* START Data *

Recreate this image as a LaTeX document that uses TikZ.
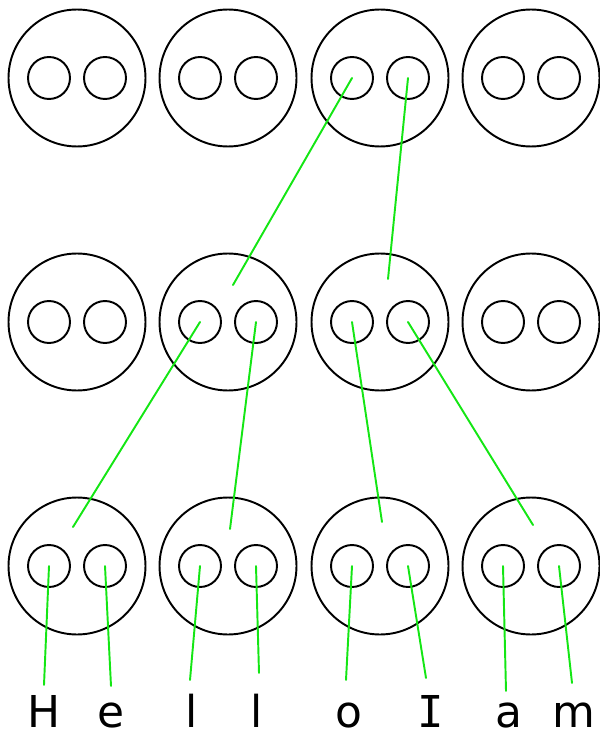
\documentclass[tikz,border=0pt]{standalone}
\usepackage{fontspec}
\setmainfont{DejaVu Sans}
\newfontfamily\monofont{DejaVu Sans Mono}
\definecolor{wire}{RGB}{20,230,20}

\begin{document}
\begin{tikzpicture}[x=0.02cm,y=-0.02cm,
  big/.style={circle,draw,line width=1.1pt,minimum size=2.74cm,inner sep=0pt},
  small/.style={circle,draw,line width=1.1pt,minimum size=0.84cm,inner sep=0pt},
  link/.style={draw=wire,line width=1.1pt,line cap=round},
  letter/.style={anchor=base,inner sep=0pt,font=\fontsize{25}{30}\selectfont}]
\useasboundingbox (0,0) rectangle (599,736);

% three rows of four cells, two holes each
\foreach \r/\y in {1/78,2/322,3/566}
  \foreach \c/\x in {1/77,2/228,3/380,4/531} {
    \node[big] (b\r\c) at (\x,\y) {};
    \node[small] (l\r\c) at (\x-28,\y) {};
    \node[small] (r\r\c) at (\x+28,\y) {};
  }

% ends of the links inside the lower cells
\coordinate (t22) at (233,285);
\coordinate (t23) at (388,279);
\coordinate (t31) at (73,527);
\coordinate (t32) at (230,529);
\coordinate (t33) at (382,522);
\coordinate (t34) at (533,525);

\draw[link] (l13.center) -- (t22);
\draw[link] (r13.center) -- (t23);
\draw[link] (l22.center) -- (t31);
\draw[link] (r22.center) -- (t32);
\draw[link] (l23.center) -- (t33);
\draw[link] (r23.center) -- (t34);

% letters at the bottom
\node[letter] (H) at (44,727) {H};
\node[letter] (e) at (111,727) {e};
\node[letter] (l1) at (192,727) {l};
\node[letter] (l2) at (257,727) {l};
\node[letter] (o) at (349,727) {o};
\node[letter] (I) at (431,727) {\monofont I};
\node[letter] (a) at (509,727) {a};
\node[letter] (m) at (574,727) {m};

\coordinate (eH) at (44,685);
\coordinate (ee) at (111,686);
\coordinate (el1) at (190,680);
\coordinate (el2) at (259,673);
\coordinate (eo) at (346,680);
\coordinate (eI) at (426,678);
\coordinate (ea) at (506,691);
\coordinate (em) at (572,683);

\draw[link] (l31.center) -- (eH);
\draw[link] (r31.center) -- (ee);
\draw[link] (l32.center) -- (el1);
\draw[link] (r32.center) -- (el2);
\draw[link] (l33.center) -- (eo);
\draw[link] (r33.center) -- (eI);
\draw[link] (l34.center) -- (ea);
\draw[link] (r34.center) -- (em);
\end{tikzpicture}
\end{document}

* END Data *

• Request:
Extract all the data above exactly, excluding every picture.

• Exercise answer:
Recreate this image as a LaTeX document that uses TikZ.
\documentclass[tikz,border=0pt]{standalone}
\usepackage{fontspec}
\setmainfont{DejaVu Sans}
\newfontfamily\monofont{DejaVu Sans Mono}
\definecolor{wire}{RGB}{20,230,20}

\begin{document}
\begin{tikzpicture}[x=0.02cm,y=-0.02cm,
  big/.style={circle,draw,line width=1.1pt,minimum size=2.74cm,inner sep=0pt},
  small/.style={circle,draw,line width=1.1pt,minimum size=0.84cm,inner sep=0pt},
  link/.style={draw=wire,line width=1.1pt,line cap=round},
  letter/.style={anchor=base,inner sep=0pt,font=\fontsize{25}{30}\selectfont}]
\useasboundingbox (0,0) rectangle (599,736);

% three rows of four cells, two holes each
\foreach \r/\y in {1/78,2/322,3/566}
  \foreach \c/\x in {1/77,2/228,3/380,4/531} {
    \node[big] (b\r\c) at (\x,\y) {};
    \node[small] (l\r\c) at (\x-28,\y) {};
    \node[small] (r\r\c) at (\x+28,\y) {};
  }

% ends of the links inside the lower cells
\coordinate (t22) at (233,285);
\coordinate (t23) at (388,279);
\coordinate (t31) at (73,527);
\coordinate (t32) at (230,529);
\coordinate (t33) at (382,522);
\coordinate (t34) at (533,525);

\draw[link] (l13.center) -- (t22);
\draw[link] (r13.center) -- (t23);
\draw[link] (l22.center) -- (t31);
\draw[link] (r22.center) -- (t32);
\draw[link] (l23.center) -- (t33);
\draw[link] (r23.center) -- (t34);

% letters at the bottom
\node[letter] (H) at (44,727) {H};
\node[letter] (e) at (111,727) {e};
\node[letter] (l1) at (192,727) {l};
\node[letter] (l2) at (257,727) {l};
\node[letter] (o) at (349,727) {o};
\node[letter] (I) at (431,727) {\monofont I};
\node[letter] (a) at (509,727) {a};
\node[letter] (m) at (574,727) {m};

\coordinate (eH) at (44,685);
\coordinate (ee) at (111,686);
\coordinate (el1) at (190,680);
\coordinate (el2) at (259,673);
\coordinate (eo) at (346,680);
\coordinate (eI) at (426,678);
\coordinate (ea) at (506,691);
\coordinate (em) at (572,683);

\draw[link] (l31.center) -- (eH);
\draw[link] (r31.center) -- (ee);
\draw[link] (l32.center) -- (el1);
\draw[link] (r32.center) -- (el2);
\draw[link] (l33.center) -- (eo);
\draw[link] (r33.center) -- (eI);
\draw[link] (l34.center) -- (ea);
\draw[link] (r34.center) -- (em);
\end{tikzpicture}
\end{document}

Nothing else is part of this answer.